*What the exercise asks*.
Leave the pictures out and retype the lines from the beginning through the line with "const yMinorTicks = [12.5, 7.5, 2.5, -2.5, -7.5];", both ends included.

*Recorded information*.
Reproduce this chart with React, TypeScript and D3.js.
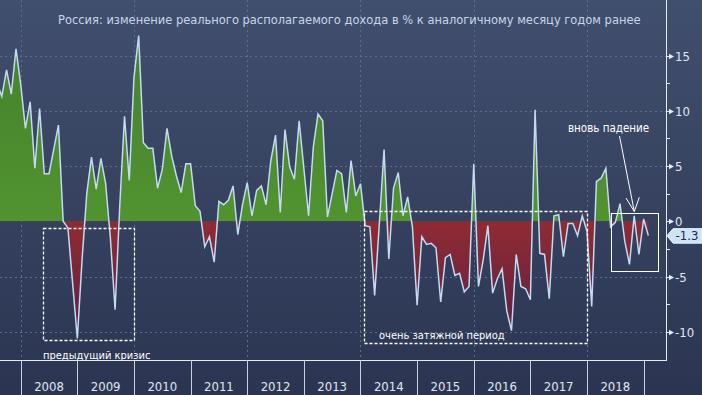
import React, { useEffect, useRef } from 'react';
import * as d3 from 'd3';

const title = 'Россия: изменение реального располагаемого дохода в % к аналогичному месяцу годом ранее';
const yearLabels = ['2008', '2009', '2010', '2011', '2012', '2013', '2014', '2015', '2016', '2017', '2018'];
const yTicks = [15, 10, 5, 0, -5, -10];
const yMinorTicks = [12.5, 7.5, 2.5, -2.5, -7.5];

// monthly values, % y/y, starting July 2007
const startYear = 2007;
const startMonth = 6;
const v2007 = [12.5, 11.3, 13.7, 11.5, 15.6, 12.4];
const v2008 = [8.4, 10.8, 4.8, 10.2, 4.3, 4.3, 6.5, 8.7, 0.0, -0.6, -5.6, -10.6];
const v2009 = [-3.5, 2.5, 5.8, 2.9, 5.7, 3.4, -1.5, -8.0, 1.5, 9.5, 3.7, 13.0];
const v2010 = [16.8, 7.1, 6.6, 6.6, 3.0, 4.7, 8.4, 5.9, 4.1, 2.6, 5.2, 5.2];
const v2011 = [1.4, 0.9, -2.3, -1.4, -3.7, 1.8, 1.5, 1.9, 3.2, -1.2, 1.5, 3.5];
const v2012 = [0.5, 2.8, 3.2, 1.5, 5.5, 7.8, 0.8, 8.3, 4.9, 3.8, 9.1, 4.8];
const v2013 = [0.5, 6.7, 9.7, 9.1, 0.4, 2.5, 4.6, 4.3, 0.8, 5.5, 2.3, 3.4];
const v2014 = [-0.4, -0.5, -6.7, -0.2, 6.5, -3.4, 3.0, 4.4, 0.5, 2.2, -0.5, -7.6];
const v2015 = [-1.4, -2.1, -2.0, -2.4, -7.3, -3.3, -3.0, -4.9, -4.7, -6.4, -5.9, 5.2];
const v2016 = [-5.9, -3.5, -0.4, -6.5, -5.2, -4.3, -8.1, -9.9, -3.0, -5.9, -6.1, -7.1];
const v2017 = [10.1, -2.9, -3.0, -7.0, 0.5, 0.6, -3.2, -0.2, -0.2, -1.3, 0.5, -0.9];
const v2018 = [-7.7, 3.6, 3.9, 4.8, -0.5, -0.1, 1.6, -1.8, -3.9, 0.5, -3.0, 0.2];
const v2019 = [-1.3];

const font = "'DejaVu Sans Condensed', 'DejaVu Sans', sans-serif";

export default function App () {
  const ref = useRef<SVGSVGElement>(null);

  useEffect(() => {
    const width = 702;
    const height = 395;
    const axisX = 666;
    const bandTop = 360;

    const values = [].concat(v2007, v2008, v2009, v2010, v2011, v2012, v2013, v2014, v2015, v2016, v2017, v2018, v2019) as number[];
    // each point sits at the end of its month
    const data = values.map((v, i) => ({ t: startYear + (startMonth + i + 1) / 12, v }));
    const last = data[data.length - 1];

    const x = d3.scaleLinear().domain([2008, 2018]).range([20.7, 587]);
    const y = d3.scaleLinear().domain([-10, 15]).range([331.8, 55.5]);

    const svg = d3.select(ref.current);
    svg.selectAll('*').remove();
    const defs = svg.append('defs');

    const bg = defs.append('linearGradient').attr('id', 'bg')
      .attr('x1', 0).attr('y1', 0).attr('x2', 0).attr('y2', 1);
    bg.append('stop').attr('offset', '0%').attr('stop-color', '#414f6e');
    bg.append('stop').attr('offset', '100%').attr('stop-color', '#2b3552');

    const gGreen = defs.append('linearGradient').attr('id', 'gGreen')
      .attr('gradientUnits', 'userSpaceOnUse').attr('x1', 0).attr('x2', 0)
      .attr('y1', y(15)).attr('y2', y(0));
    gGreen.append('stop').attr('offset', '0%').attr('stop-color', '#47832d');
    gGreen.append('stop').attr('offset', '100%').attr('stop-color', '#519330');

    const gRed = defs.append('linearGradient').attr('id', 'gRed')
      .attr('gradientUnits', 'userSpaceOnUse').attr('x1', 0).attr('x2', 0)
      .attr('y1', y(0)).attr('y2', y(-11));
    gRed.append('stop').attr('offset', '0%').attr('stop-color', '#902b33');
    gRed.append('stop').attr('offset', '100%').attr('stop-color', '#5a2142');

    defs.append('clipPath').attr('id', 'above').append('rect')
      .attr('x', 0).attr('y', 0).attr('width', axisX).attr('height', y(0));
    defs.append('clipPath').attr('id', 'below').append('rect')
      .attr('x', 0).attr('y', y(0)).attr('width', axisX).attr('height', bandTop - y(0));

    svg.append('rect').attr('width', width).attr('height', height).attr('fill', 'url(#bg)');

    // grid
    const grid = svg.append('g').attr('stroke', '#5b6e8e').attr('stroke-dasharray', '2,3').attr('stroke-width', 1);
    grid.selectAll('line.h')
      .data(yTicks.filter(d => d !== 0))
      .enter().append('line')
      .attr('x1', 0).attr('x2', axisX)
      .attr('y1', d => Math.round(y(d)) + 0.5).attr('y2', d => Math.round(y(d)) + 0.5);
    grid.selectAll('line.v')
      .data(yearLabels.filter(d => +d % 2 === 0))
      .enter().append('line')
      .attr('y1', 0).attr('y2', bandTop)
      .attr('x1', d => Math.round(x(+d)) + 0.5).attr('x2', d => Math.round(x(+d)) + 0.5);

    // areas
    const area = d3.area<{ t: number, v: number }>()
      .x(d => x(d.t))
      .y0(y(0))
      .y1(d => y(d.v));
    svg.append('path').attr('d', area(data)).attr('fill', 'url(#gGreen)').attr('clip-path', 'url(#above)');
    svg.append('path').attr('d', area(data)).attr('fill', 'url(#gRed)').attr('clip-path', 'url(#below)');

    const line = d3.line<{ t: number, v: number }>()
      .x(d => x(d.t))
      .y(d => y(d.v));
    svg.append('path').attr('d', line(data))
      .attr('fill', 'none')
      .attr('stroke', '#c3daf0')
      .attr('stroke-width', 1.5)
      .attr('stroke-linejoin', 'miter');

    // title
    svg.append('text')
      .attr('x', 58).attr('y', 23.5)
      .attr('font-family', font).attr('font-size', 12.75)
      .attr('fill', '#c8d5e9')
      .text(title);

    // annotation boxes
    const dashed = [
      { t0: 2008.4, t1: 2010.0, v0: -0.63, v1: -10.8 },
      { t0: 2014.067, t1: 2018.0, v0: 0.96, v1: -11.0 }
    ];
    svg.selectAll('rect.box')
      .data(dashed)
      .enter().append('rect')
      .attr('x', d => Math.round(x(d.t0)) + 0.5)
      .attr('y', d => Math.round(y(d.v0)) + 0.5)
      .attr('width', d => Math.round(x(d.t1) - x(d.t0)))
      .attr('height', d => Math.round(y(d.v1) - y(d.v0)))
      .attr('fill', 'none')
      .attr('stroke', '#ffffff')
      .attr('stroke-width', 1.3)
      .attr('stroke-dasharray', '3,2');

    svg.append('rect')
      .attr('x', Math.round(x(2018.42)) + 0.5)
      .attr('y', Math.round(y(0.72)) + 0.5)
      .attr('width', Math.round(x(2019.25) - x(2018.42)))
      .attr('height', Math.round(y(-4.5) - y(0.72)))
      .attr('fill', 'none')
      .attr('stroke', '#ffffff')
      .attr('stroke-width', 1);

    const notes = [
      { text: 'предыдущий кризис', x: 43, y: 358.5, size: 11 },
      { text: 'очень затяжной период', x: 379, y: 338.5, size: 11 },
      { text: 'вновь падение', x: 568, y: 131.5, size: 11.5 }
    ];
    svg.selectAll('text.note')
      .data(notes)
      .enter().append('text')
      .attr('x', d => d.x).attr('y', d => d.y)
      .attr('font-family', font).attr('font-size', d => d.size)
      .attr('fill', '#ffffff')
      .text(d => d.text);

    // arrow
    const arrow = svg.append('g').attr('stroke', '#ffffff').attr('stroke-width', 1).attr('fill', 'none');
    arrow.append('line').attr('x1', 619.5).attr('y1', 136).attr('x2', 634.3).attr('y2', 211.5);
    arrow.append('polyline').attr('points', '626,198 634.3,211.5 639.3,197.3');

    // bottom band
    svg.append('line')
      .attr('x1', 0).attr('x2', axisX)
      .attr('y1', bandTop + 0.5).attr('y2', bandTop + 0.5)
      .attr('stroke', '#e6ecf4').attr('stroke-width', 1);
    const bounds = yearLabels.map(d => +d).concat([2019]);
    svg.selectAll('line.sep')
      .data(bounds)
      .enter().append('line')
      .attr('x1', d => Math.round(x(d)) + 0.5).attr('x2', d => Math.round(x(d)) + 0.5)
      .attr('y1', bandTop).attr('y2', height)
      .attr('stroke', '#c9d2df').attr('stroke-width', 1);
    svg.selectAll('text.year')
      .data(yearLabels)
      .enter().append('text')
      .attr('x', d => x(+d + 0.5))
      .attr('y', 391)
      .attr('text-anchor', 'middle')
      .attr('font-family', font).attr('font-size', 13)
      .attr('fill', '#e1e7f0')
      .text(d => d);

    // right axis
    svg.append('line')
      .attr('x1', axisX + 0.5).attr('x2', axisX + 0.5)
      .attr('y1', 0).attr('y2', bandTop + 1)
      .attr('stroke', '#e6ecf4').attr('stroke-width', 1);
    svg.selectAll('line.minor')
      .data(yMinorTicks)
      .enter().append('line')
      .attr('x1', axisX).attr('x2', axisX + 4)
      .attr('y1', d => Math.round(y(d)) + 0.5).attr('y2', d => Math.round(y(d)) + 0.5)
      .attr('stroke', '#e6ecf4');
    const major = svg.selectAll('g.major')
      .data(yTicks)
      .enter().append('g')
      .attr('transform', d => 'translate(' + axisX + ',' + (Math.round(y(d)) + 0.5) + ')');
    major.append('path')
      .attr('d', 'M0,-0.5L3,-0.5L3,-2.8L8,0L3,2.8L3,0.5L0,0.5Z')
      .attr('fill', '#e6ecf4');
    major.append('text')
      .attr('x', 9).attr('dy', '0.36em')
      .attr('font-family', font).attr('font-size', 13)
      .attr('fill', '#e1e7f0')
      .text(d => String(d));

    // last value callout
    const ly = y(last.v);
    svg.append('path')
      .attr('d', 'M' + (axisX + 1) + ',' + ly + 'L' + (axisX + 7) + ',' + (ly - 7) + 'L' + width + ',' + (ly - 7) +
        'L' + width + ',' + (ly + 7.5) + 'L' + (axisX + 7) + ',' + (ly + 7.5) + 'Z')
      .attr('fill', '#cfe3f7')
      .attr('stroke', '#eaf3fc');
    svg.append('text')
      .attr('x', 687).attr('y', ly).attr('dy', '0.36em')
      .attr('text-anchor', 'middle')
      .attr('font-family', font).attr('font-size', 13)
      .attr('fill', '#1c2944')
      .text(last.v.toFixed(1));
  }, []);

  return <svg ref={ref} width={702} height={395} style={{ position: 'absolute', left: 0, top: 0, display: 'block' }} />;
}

*Written solution*.
Reproduce this chart with React, TypeScript and D3.js.
import React, { useEffect, useRef } from 'react';
import * as d3 from 'd3';

const title = 'Россия: изменение реального располагаемого дохода в % к аналогичному месяцу годом ранее';
const yearLabels = ['2008', '2009', '2010', '2011', '2012', '2013', '2014', '2015', '2016', '2017', '2018'];
const yTicks = [15, 10, 5, 0, -5, -10];
const yMinorTicks = [12.5, 7.5, 2.5, -2.5, -7.5];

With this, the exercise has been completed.